**To do**
Write out, word for word, every line from the first one through the line that holds "16.0, 17.6, 19.2]", and nothing else; skip the pictures.

· · · · ·

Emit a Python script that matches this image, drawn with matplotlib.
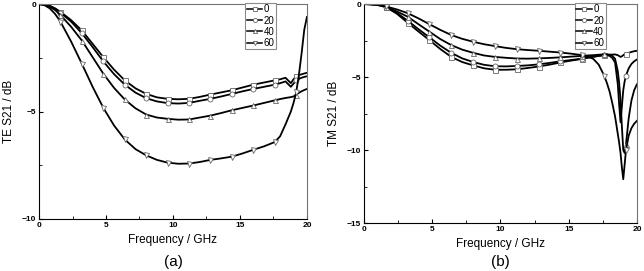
import matplotlib
matplotlib.use('Agg')
import matplotlib.pyplot as plt
import numpy as np
from matplotlib.ticker import MultipleLocator

plt.rcParams['font.family'] = ['Liberation Sans', 'DejaVu Sans']

# ---- data ----
labels = ['0', '20', '40', '60']
markers = ['s', 'o', '^', 'v']
marker_freqs = [1.6, 3.2, 4.8, 6.4, 8.0, 9.6, 11.2, 12.8, 14.4, 16.0, 17.6, 19.2]

# (a) TE
freq_a = [0, 0.4, 0.8, 1.2, 1.6, 2.4, 3.2, 4.0, 4.8, 5.6, 6.4, 7.2, 8.0, 8.8, 9.6, 10.4,
          11.2, 12.0, 12.8, 13.6, 14.4, 15.2, 16.0, 16.8, 17.6, 18.0, 18.4, 18.8, 19.0,
          19.2, 19.4, 19.6, 19.8, 20.0]
te_0 = [0, -0.02, -0.08, -0.2, -0.36, -0.75, -1.23, -1.85, -2.47, -3.05, -3.55, -3.92,
        -4.18, -4.34, -4.41, -4.43, -4.41, -4.32, -4.21, -4.11, -4.01, -3.88, -3.75, -3.65,
        -3.55, -3.5, -3.43, -3.68, -3.5, -3.36, -3.3, -3.27, -3.23, -3.2]
te_20 = [0, -0.02, -0.09, -0.22, -0.4, -0.82, -1.36, -2.0, -2.67, -3.26, -3.75, -4.12,
         -4.38, -4.53, -4.61, -4.63, -4.6, -4.5, -4.41, -4.3, -4.18, -4.06, -3.95, -3.85,
         -3.75, -3.68, -3.6, -3.85, -3.7, -3.55, -3.48, -3.43, -3.39, -3.36]
te_40 = [0, -0.03, -0.12, -0.28, -0.51, -1.06, -1.7, -2.47, -3.24, -3.9, -4.44, -4.85,
         -5.14, -5.28, -5.34, -5.38, -5.37, -5.28, -5.19, -5.07, -4.94, -4.83, -4.72, -4.6,
         -4.48, -4.42, -4.37, -4.33, -4.3, -4.22, -4.13, -4.06, -4.0, -3.95]
te_60 = [0, -0.05, -0.2, -0.46, -0.82, -1.75, -2.78, -3.85, -4.83, -5.65, -6.3, -6.75,
         -7.04, -7.25, -7.38, -7.43, -7.42, -7.35, -7.25, -7.18, -7.1, -6.95, -6.78, -6.62,
         -6.42, -6.15, -5.6, -5.0, -4.6, -4.1, -3.3, -2.3, -1.2, -0.6]

# (b) TM
freq_b = [0, 0.4, 0.8, 1.2, 1.6, 2.4, 3.2, 4.0, 4.8, 5.6, 6.4, 7.2, 8.0, 8.8, 9.6, 10.4,
          11.2, 12.0, 12.8, 13.6, 14.4, 15.2, 16.0, 16.4, 16.8, 17.2, 17.6, 17.8, 18.0,
          18.2, 18.4, 18.6, 18.7, 18.8, 18.9, 19.0, 19.1, 19.2, 19.4, 19.6, 19.8, 20.0]
tm_0 = [0, -0.01, -0.04, -0.1, -0.2, -0.65, -1.27, -1.88, -2.47, -3.08, -3.62, -3.97,
        -4.2, -4.4, -4.5, -4.5, -4.47, -4.38, -4.28, -4.15, -4.0, -3.87, -3.75, -3.68,
        -3.62, -3.55, -3.5, -3.48, -3.47, -3.46, -3.45, -3.5, -3.56, -3.62, -3.58, -3.5,
        -3.44, -3.4, -3.34, -3.28, -3.23, -3.2]
tm_20 = [0, -0.01, -0.04, -0.1, -0.2, -0.6, -1.13, -1.72, -2.28, -2.85, -3.34, -3.72,
         -3.97, -4.16, -4.26, -4.27, -4.24, -4.2, -4.13, -4.03, -3.92, -3.83, -3.74, -3.66,
         -3.6, -3.55, -3.5, -3.5, -3.55, -3.7, -4.0, -5.5, -6.9, -8.1, -7.0, -5.9, -5.3,
         -4.9, -4.4, -4.1, -3.92, -3.8]
tm_40 = [0, -0.01, -0.03, -0.08, -0.18, -0.5, -0.86, -1.38, -1.89, -2.4, -2.81, -3.12,
         -3.34, -3.52, -3.62, -3.68, -3.73, -3.74, -3.72, -3.69, -3.65, -3.6, -3.55, -3.52,
         -3.5, -3.47, -3.45, -3.45, -3.47, -3.55, -3.75, -4.6, -5.4, -6.6, -8.4, -10.0,
         -10.2, -9.6, -7.8, -6.6, -5.9, -5.5]
tm_60 = [0, -0.01, -0.03, -0.07, -0.16, -0.36, -0.62, -0.98, -1.38, -1.77, -2.12, -2.38,
         -2.58, -2.75, -2.88, -3.0, -3.09, -3.15, -3.2, -3.26, -3.32, -3.4, -3.5, -3.6,
         -3.75, -4.15, -4.9, -5.4, -6.0, -6.8, -7.7, -8.9, -9.5, -10.2, -11.2, -12.0,
         -11.0, -10.0, -9.0, -8.5, -8.2, -8.0]


def draw(ax, freq, series, ylabel, ymin):
    freq = np.array(freq)
    idx = [int(np.argmin(np.abs(freq - m))) for m in marker_freqs]
    for vals, mk, lab in zip(series, markers, labels):
        ax.plot(freq, vals, color='black', lw=1.3, marker=mk, markevery=idx, ms=3.6,
                mfc='white', mec='0.4', mew=0.6, label=lab)
    ax.set_xlim(0, 20)
    ax.set_ylim(ymin, 0)
    ax.xaxis.set_major_locator(MultipleLocator(5))
    ax.xaxis.set_minor_locator(MultipleLocator(2.5))
    ax.yaxis.set_major_locator(MultipleLocator(5))
    ax.yaxis.set_minor_locator(MultipleLocator(2.5))
    ax.tick_params(which='both', direction='in', labelsize=6, pad=2)
    ax.tick_params(which='major', length=3)
    ax.tick_params(which='minor', length=2)
    for t in ax.get_xticklabels() + ax.get_yticklabels():
        t.set_fontweight('bold')
    for s in ['top', 'right']:
        ax.spines[s].set_color('0.45')
    ax.set_xlabel('Frequency / GHz', fontsize=8.5, labelpad=4)
    ax.set_ylabel(ylabel, fontsize=8.5, labelpad=5)
    leg = ax.legend(loc='upper right', bbox_to_anchor=(0.885, 1.005), fontsize=7,
                    handlelength=1.6, handletextpad=0.15, labelspacing=0.12,
                    borderpad=0.15, borderaxespad=0, fancybox=False, framealpha=1)
    leg.get_frame().set_edgecolor('0.55')
    leg.get_frame().set_linewidth(0.8)
    for h in leg.get_lines():
        h.set_linewidth(1.1)
        h.set_markersize(3)


fig = plt.figure(figsize=(6.44, 2.71), dpi=100)
ax1 = fig.add_axes([0.0606, 0.192, 0.416, 0.793])
ax2 = fig.add_axes([0.565, 0.177, 0.424, 0.808])

draw(ax1, freq_a, [te_0, te_20, te_40, te_60], 'TE S21 / dB', -10)
draw(ax2, freq_b, [tm_0, tm_20, tm_40, tm_60], 'TM S21 / dB', -15)

fig.text(173 / 644, 1 - 262 / 271, '(a)', ha='center', va='center', fontsize=11)
fig.text(500 / 644, 1 - 262 / 271, '(b)', ha='center', va='center', fontsize=11)

fig.savefig('out.png', dpi=100)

· · · · ·

**Exercise response**
Emit a Python script that matches this image, drawn with matplotlib.
import matplotlib
matplotlib.use('Agg')
import matplotlib.pyplot as plt
import numpy as np
from matplotlib.ticker import MultipleLocator

plt.rcParams['font.family'] = ['Liberation Sans', 'DejaVu Sans']

# ---- data ----
labels = ['0', '20', '40', '60']
markers = ['s', 'o', '^', 'v']
marker_freqs = [1.6, 3.2, 4.8, 6.4, 8.0, 9.6, 11.2, 12.8, 14.4, 16.0, 17.6, 19.2]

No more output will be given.